Em termos políticos, a afirmação não era nova, ecoando uma decisão do governo australiano anunciada no final do ano passado. Convém, por isso, evitar ceder à histeria de muitos debates televisivos, recusando esse esquematismo sem pensamento que poderá atrair um qualquer alarmismo do género: “Vamos, então, proibir os telemóveis?” De acordo com um texto do próprio Albanese (publicado no site do governo australiano a 21 de novembro de 2024), trata-se de uma “lei concebida para responder às transformações da tecnologia e dos serviços”. De tal modo que o primeiro-ministro não hesita em dar exemplos de plataformas cujas condições de acesso deverão ser atentamente controladas: Snapchat, TikTok, Instagram e X. Aliás, com a subtileza que o distingue, Elon Musk não perdeu a oportunidade de proclamar que o governo australiano é formado por “fascistas” e que os condicionalismos etários previstos pela nova legislação têm como objectivo assegurar “o controlo do acesso à internet por todos os australianos” (sic).

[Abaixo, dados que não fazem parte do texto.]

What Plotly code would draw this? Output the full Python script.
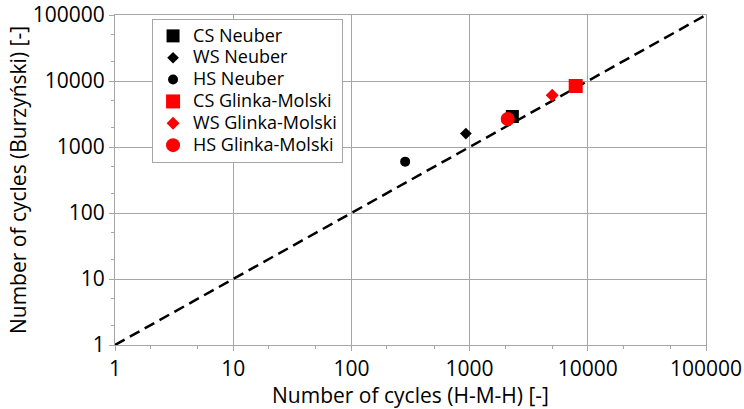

Em boa verdade, novos e velhos, somos todos australianos. Não que a legislação do governo de Albanese possa ser encarada como um modelo absoluto, automaticamente transponível para qualquer contexto. O que está em jogo é muito diferente e, no caso português, tanto mais difícil de encarar e pensar quanto assistimos a infinitas batalhas navais sobre o orçamento de Estado, os candidatos presidenciais ou, agora, as eleições legislativas sem que haja um dirigente partidário (ou um comentador) que pronuncie a palavra “cultura”.
Porque é de uma tragédia cultural que se trata. Para lá de qualquer estupidez maniqueísta, importa lidar com esta conjuntura em que, da construção do conhecimento à estruturação dos valores individuais e colectivos — chama-se a isso, justamente, cultura —, tudo se transfigurou. O cinema nunca desistiu de nos avisar para o que tem estado a acontecer — recorde-se a contundência analítica da obra-prima de David Fincher, A Rede Social (2010), ou o documentário didáctico de Werner Herzog, Eis o Admirável Mundo em Rede (2016). A ilusão libertária com que muito boa gente, incluindo jornalistas, acolheu a eclosão das redes (ditas) sociais afastou-nos de uma necessária reflexão sobre que sociedade se estava a construir. E também que sociedade aceitamos destruir.